(Part of a data file):
════════

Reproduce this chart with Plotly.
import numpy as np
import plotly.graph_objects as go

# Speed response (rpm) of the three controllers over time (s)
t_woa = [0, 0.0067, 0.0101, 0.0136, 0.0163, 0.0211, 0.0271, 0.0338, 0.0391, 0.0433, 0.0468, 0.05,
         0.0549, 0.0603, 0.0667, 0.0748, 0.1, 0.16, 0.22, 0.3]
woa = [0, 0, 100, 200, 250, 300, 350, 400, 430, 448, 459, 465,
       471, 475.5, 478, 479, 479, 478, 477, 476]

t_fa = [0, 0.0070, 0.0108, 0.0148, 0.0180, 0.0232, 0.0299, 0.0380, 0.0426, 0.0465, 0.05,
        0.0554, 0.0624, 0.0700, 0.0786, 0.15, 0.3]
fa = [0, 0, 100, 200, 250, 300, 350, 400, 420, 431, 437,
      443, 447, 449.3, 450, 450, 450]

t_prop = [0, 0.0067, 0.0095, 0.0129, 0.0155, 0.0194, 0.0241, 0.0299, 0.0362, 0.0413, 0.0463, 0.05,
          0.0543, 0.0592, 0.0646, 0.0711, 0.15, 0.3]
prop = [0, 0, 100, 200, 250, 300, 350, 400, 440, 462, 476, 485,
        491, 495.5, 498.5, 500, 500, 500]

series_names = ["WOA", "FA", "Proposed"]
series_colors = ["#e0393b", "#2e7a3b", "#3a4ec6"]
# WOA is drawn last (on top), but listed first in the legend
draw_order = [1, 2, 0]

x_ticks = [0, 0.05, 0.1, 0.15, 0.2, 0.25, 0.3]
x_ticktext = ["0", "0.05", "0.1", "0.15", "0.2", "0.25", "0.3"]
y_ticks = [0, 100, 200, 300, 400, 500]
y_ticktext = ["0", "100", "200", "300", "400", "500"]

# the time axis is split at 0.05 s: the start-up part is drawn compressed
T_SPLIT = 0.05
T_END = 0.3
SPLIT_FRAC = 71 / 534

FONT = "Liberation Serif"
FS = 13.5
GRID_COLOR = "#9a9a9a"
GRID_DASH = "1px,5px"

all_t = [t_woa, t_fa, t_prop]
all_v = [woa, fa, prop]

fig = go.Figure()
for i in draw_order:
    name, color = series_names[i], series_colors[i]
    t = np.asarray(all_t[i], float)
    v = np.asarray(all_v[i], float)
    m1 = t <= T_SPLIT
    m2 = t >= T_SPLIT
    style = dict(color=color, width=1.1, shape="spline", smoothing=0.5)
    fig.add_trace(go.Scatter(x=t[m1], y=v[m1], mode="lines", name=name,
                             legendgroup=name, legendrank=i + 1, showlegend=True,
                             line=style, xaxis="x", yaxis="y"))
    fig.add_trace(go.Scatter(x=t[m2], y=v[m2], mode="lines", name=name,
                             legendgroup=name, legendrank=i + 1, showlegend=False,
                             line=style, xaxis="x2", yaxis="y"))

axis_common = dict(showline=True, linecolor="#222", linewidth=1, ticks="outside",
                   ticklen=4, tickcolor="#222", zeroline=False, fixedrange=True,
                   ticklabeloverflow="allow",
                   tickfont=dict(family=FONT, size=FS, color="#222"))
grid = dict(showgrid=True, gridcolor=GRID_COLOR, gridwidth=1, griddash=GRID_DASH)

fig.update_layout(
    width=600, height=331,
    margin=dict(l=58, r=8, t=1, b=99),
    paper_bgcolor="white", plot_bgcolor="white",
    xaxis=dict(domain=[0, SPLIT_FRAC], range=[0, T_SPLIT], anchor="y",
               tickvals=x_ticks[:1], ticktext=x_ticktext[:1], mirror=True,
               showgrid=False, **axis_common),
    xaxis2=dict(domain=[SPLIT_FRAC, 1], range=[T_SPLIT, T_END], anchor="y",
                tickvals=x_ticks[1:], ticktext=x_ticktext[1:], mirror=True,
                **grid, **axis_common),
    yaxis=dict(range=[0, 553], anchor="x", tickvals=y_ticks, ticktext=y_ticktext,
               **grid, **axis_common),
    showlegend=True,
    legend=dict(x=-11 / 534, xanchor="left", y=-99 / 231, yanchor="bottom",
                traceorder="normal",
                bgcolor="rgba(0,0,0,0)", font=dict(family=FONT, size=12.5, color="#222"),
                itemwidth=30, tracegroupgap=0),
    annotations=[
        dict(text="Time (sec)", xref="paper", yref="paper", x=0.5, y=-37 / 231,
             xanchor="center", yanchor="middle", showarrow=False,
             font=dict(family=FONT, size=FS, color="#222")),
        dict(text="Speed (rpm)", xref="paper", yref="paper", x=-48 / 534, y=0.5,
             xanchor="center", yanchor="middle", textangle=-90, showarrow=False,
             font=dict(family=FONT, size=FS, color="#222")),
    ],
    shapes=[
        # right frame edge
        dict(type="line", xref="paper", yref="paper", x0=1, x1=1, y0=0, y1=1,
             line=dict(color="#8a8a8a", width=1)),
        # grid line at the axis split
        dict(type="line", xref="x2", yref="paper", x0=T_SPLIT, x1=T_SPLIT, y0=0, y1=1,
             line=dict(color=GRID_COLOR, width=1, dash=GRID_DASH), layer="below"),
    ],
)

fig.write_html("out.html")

════════

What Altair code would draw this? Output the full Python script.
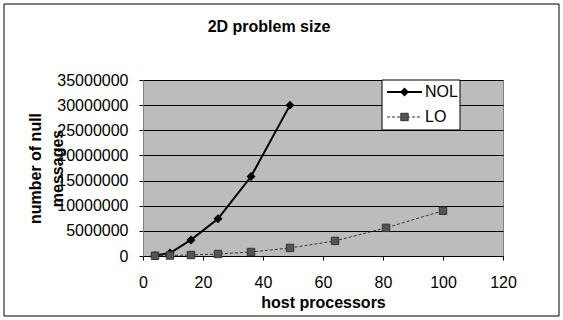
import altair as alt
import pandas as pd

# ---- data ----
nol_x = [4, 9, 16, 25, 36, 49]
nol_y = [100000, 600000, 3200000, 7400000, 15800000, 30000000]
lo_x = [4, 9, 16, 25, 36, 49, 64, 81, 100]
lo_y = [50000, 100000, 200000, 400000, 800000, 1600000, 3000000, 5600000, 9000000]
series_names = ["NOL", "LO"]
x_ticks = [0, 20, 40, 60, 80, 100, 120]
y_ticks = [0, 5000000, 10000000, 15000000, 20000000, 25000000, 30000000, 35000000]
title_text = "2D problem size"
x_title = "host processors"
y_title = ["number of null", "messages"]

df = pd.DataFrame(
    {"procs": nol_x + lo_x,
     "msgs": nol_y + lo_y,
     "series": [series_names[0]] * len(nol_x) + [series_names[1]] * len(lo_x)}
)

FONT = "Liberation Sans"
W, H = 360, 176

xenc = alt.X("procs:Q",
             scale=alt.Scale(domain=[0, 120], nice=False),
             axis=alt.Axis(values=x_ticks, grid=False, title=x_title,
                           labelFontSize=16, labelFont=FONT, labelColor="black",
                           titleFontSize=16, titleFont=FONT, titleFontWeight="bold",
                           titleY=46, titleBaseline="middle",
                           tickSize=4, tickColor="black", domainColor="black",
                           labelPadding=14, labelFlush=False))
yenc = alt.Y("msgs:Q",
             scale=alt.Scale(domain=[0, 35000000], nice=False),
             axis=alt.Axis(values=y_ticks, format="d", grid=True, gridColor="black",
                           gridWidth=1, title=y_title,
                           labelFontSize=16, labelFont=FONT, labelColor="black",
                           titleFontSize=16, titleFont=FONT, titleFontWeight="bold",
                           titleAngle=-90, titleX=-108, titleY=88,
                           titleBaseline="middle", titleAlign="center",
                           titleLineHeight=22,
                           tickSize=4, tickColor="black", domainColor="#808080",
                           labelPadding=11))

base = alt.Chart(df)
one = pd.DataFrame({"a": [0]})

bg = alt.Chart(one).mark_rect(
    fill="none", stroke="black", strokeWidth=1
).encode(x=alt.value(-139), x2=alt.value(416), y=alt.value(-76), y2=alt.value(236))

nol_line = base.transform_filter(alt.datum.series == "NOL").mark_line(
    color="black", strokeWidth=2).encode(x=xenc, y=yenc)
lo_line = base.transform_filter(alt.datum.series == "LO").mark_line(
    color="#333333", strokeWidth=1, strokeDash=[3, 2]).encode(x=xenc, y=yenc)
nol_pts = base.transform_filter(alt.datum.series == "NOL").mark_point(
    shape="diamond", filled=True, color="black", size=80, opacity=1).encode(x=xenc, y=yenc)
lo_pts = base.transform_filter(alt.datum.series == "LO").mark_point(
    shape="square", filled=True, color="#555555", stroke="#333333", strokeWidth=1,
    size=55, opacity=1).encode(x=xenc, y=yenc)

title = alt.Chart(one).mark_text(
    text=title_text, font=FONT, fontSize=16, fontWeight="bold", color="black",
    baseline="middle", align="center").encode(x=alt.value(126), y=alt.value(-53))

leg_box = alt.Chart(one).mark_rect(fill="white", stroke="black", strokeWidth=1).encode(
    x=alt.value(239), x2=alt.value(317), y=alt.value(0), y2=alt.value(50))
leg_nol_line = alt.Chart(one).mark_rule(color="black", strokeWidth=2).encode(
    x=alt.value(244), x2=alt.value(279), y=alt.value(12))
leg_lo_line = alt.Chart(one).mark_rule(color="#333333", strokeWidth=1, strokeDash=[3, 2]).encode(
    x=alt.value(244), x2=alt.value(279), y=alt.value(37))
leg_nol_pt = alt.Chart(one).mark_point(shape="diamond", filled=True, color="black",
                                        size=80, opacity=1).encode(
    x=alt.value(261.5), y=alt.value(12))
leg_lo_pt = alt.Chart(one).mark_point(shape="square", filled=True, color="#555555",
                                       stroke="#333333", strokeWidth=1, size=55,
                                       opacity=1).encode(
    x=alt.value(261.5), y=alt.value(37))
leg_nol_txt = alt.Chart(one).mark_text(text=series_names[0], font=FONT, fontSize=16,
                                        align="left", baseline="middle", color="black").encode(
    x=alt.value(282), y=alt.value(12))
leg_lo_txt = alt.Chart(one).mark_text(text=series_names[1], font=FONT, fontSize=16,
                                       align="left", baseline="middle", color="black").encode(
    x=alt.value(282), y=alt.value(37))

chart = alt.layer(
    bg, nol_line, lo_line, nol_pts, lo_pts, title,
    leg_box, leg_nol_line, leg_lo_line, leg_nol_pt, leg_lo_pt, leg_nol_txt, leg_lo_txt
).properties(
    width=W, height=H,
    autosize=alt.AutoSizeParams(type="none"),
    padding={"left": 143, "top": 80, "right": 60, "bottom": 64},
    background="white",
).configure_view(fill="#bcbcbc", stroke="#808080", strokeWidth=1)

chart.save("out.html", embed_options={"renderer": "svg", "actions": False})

════════

(Instruction): Copy out precisely the lines that begin at the line containing "Reproduce this chart with Plotly." and end at the line containing "443, 447, 449.3, 450, 450, 450]", including both; write nothing else.

(Exercise output):
Reproduce this chart with Plotly.
import numpy as np
import plotly.graph_objects as go

# Speed response (rpm) of the three controllers over time (s)
t_woa = [0, 0.0067, 0.0101, 0.0136, 0.0163, 0.0211, 0.0271, 0.0338, 0.0391, 0.0433, 0.0468, 0.05,
         0.0549, 0.0603, 0.0667, 0.0748, 0.1, 0.16, 0.22, 0.3]
woa = [0, 0, 100, 200, 250, 300, 350, 400, 430, 448, 459, 465,
       471, 475.5, 478, 479, 479, 478, 477, 476]

t_fa = [0, 0.0070, 0.0108, 0.0148, 0.0180, 0.0232, 0.0299, 0.0380, 0.0426, 0.0465, 0.05,
        0.0554, 0.0624, 0.0700, 0.0786, 0.15, 0.3]
fa = [0, 0, 100, 200, 250, 300, 350, 400, 420, 431, 437,
      443, 447, 449.3, 450, 450, 450]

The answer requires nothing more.